# [Data extract]
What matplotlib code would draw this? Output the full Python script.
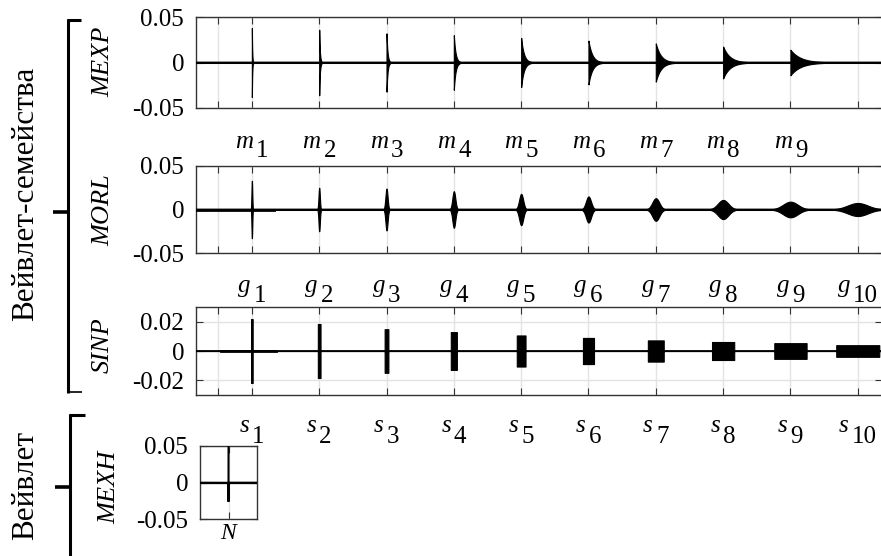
import numpy as np
import matplotlib
matplotlib.use("Agg")
import matplotlib.pyplot as plt
from matplotlib.lines import Line2D

plt.rcParams['font.family'] = ['Liberation Serif', 'DejaVu Serif']

# ---------------- data ----------------
centers = [1, 2, 3, 4, 5, 6, 7, 8, 9, 10]

# MEXP: one-sided exponentially decaying packets (peak amplitude, decay length)
mexp_centers = [1, 2, 3, 4, 5, 6, 7, 8, 9]
mexp_amp = [0.038, 0.036, 0.032, 0.030, 0.027, 0.024, 0.021, 0.0175, 0.014]
mexp_tau = [0.005, 0.010, 0.015, 0.025, 0.040, 0.055, 0.075, 0.100, 0.150]

# MORL: gaussian-envelope packets (peak amplitude, envelope sigma)
morl_amp = [0.033, 0.025, 0.024, 0.021, 0.018, 0.015, 0.013, 0.011, 0.009, 0.0075]
morl_sigma = [0.006, 0.010, 0.016, 0.022, 0.030, 0.038, 0.052, 0.078, 0.110, 0.150]
morl_noise_span = [0.18, 1.33]

# SINP: rectangular packets (amplitude, half width)
sinp_amp = [0.022, 0.0186, 0.015, 0.013, 0.0107, 0.009, 0.0073, 0.0062, 0.0054, 0.0040]
sinp_halfwidth = [0.012, 0.020, 0.028, 0.045, 0.065, 0.082, 0.118, 0.165, 0.240, 0.320]
sinp_noise_span = [0.54, 1.36]

# MEXH single wavelet
mexh_amp = 0.058
mexh_sigma = 0.008

m_letter, g_letter, s_letter = 'm', 'g', 's'
m_index = ['1', '2', '3', '4', '5', '6', '7', '8', '9']
g_index = ['1', '2', '3', '4', '5', '6', '7', '8', '9', '10']
s_index = ['1', '2', '3', '4', '5', '6', '7', '8', '9', '10']

xticks_main = [0.5, 1, 2, 3, 4, 5, 6, 7, 8, 9, 10]
yticks_05 = [-0.05, 0, 0.05]
yticks_02 = [-0.02, 0, 0.02]
ytick_labels_05 = ['-0.05', '0', '0.05']
ytick_labels_02 = ['-0.02', '0', '0.02']

# ---------------- figure ----------------
W, H = 881, 556
fig = plt.figure(figsize=(W / 100, H / 100), dpi=100)

def rect(left, top, right, bottom):
    return [left / W, 1 - bottom / H, (right - left) / W, (bottom - top) / H]

XMIN, XMAX = 0.17, 10.36
x = np.linspace(0, 10.5, 52501)

grid_color = '#e3e3e3'
spine_color = '#333333'

def style(ax, yticks, ylabels, ylim):
    ax.set_ylim(*ylim)
    ax.set_yticks(yticks)
    ax.set_yticklabels(ylabels)
    ax.grid(True, color=grid_color, lw=1.0, zorder=0)
    ax.set_axisbelow(True)
    ax.tick_params(direction='in', length=5, width=0.8, top=True, right=True,
                   labelsize=18, pad=8.5, color=spine_color, labelbottom=False)
    for sp in ax.spines.values():
        sp.set_color(spine_color)
        sp.set_linewidth(1.0)

label_pairs = []
GAP_PX = 3

def index_labels(ax, letter, idx, base_dy, dig_dy):
    for c, d in zip(centers, idx):
        t1 = ax.annotate(letter, xy=(c, 0), xycoords=('data', 'axes fraction'),
                         xytext=(0, -base_dy * 0.72), textcoords='offset points',
                         ha='left', va='baseline', fontsize=18, style='italic',
                         annotation_clip=False)
        t2 = ax.annotate(d, xy=(c, 0), xycoords=('data', 'axes fraction'),
                         xytext=(0, -dig_dy * 0.72), textcoords='offset points',
                         ha='left', va='baseline', fontsize=18, annotation_clip=False)
        label_pairs.append((t1, t2, base_dy, dig_dy))

# ---- MEXP ----
ax1 = fig.add_axes(rect(196, 17, 882, 108))
env = np.zeros_like(x)
for c, a, t in zip(mexp_centers, mexp_amp, mexp_tau):
    m = x >= c - 1e-9
    env += np.where(m, a * np.exp(-np.clip(x - c, 0, None) / t), 0.0)
sel = (x >= XMIN) & (x <= XMAX)
ax1.plot(x[sel], np.zeros(sel.sum()), color='black', lw=1.3, zorder=3)
ax1.fill_between(x[sel], -env[sel], env[sel], color='black', lw=0.8, zorder=4)
ax1.set_xlim(XMIN, XMAX)
ax1.set_xticks(xticks_main)
style(ax1, yticks_05, ytick_labels_05, (-0.05, 0.05))
index_labels(ax1, m_letter, m_index, 40, 49)

# ---- MORL ----
ax2 = fig.add_axes(rect(196, 166, 882, 253))
env = np.zeros_like(x)
for c, a, s in zip(centers, morl_amp, morl_sigma):
    env += a * np.exp(-0.5 * ((x - c) / s) ** 2)
ax2.plot(x[sel], np.zeros(sel.sum()), color='black', lw=1.3, zorder=3)
ax2.plot(morl_noise_span, [0, 0], color='black', lw=2.0, zorder=3)
ax2.fill_between(x[sel], -env[sel], env[sel], color='black', lw=0.8, zorder=4)
ax2.set_xlim(XMIN, XMAX)
ax2.set_xticks(xticks_main)
style(ax2, yticks_05, ytick_labels_05, (-0.05, 0.05))
index_labels(ax2, g_letter, g_index, 39, 49)

# ---- SINP ----
ax3 = fig.add_axes(rect(196, 307, 882, 395))
env = np.zeros_like(x)
for c, a, hw in zip(centers, sinp_amp, sinp_halfwidth):
    env += np.where(np.abs(x - c) <= hw, a, 0.0)
ax3.plot(x[sel], np.zeros(sel.sum()), color='black', lw=1.3, zorder=3)
ax3.plot(sinp_noise_span, [0, 0], color='black', lw=2.0, zorder=3)
ax3.fill_between(x[sel], -env[sel], env[sel], color='black', lw=0.8, zorder=4)
ax3.set_xlim(XMIN, XMAX)
ax3.set_xticks(xticks_main)
style(ax3, yticks_02, ytick_labels_02, (-0.0303, 0.0303))
index_labels(ax3, s_letter, s_index, 37, 48)

# ---- MEXH ----
ax4 = fig.add_axes(rect(200, 446, 257, 519))
xm = np.linspace(-1, 1, 40001)
u = xm / mexh_sigma
ym = mexh_amp * (1 - u ** 2) * np.exp(-0.5 * u ** 2)
ax4.plot([-1, 1], [0, 0], color='black', lw=1.6, zorder=3)
ax4.plot(xm, ym, color='black', lw=1.1, zorder=4)
ax4.set_xlim(-1, 1)
ax4.set_xticks([0])
style(ax4, yticks_05, ytick_labels_05, (-0.05, 0.05))
ax4.set_xlabel('N', fontsize=17, style='italic', labelpad=3)

# ---- y labels ----
for txt, yc, xc in [('MEXP', 62, 103), ('MORL', 210, 103), ('SINP', 345, 103), ('MEXH', 487, 109)]:
    fig.text(xc / W, 1 - yc / H, txt, rotation=90, ha='center', va='center',
             fontsize=19, style='italic')

# ---- brackets ----
def fline(x0, y0, x1, y1, lw):
    fig.add_artist(Line2D([x0 / W, x1 / W], [1 - y0 / H, 1 - y1 / H],
                          color='black', lw=lw, solid_capstyle='butt'))

fline(68, 19, 68, 393, 2.2)
fline(67, 20, 81, 20, 2.2)
fline(67, 392, 82, 392, 1.2)
fline(53, 212, 68, 212, 2.6)

fline(70, 414, 70, 556, 2.2)
fline(69, 415, 85, 415, 2.2)
fline(55, 487, 70, 487, 2.6)

fig.text(26 / W, 1 - 194 / H, 'Вейвлет-семейства', rotation=90, ha='center',
         va='center', fontsize=22.5)
fig.text(26 / W, 1 - 485 / H, 'Вейвлет', rotation=90, ha='center',
         va='center', fontsize=22.5)

# center each "letter + index" label pair on its tick
fig.canvas.draw()
r = fig.canvas.get_renderer()
for t1, t2, bdy, ddy in label_pairs:
    w1 = t1.get_window_extent(r).width
    w2 = t2.get_window_extent(r).width
    total = w1 + GAP_PX + w2
    start = -total / 2.0
    t1.xyann = (start * 0.72, -bdy * 0.72)
    t2.xyann = ((start + w1 + GAP_PX) * 0.72, -ddy * 0.72)

fig.savefig('out.png', dpi=100)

# [Your objective]
Copy nothing but the lines from the top of the data down to the line containing "fig = plt.figure(figsize=(W", and leave the pictures out.

# [Response to the exercise]
What matplotlib code would draw this? Output the full Python script.
import numpy as np
import matplotlib
matplotlib.use("Agg")
import matplotlib.pyplot as plt
from matplotlib.lines import Line2D

plt.rcParams['font.family'] = ['Liberation Serif', 'DejaVu Serif']

# ---------------- data ----------------
centers = [1, 2, 3, 4, 5, 6, 7, 8, 9, 10]

# MEXP: one-sided exponentially decaying packets (peak amplitude, decay length)
mexp_centers = [1, 2, 3, 4, 5, 6, 7, 8, 9]
mexp_amp = [0.038, 0.036, 0.032, 0.030, 0.027, 0.024, 0.021, 0.0175, 0.014]
mexp_tau = [0.005, 0.010, 0.015, 0.025, 0.040, 0.055, 0.075, 0.100, 0.150]

# MORL: gaussian-envelope packets (peak amplitude, envelope sigma)
morl_amp = [0.033, 0.025, 0.024, 0.021, 0.018, 0.015, 0.013, 0.011, 0.009, 0.0075]
morl_sigma = [0.006, 0.010, 0.016, 0.022, 0.030, 0.038, 0.052, 0.078, 0.110, 0.150]
morl_noise_span = [0.18, 1.33]

# SINP: rectangular packets (amplitude, half width)
sinp_amp = [0.022, 0.0186, 0.015, 0.013, 0.0107, 0.009, 0.0073, 0.0062, 0.0054, 0.0040]
sinp_halfwidth = [0.012, 0.020, 0.028, 0.045, 0.065, 0.082, 0.118, 0.165, 0.240, 0.320]
sinp_noise_span = [0.54, 1.36]

# MEXH single wavelet
mexh_amp = 0.058
mexh_sigma = 0.008

m_letter, g_letter, s_letter = 'm', 'g', 's'
m_index = ['1', '2', '3', '4', '5', '6', '7', '8', '9']
g_index = ['1', '2', '3', '4', '5', '6', '7', '8', '9', '10']
s_index = ['1', '2', '3', '4', '5', '6', '7', '8', '9', '10']

xticks_main = [0.5, 1, 2, 3, 4, 5, 6, 7, 8, 9, 10]
yticks_05 = [-0.05, 0, 0.05]
yticks_02 = [-0.02, 0, 0.02]
ytick_labels_05 = ['-0.05', '0', '0.05']
ytick_labels_02 = ['-0.02', '0', '0.02']

# ---------------- figure ----------------
W, H = 881, 556
fig = plt.figure(figsize=(W / 100, H / 100), dpi=100)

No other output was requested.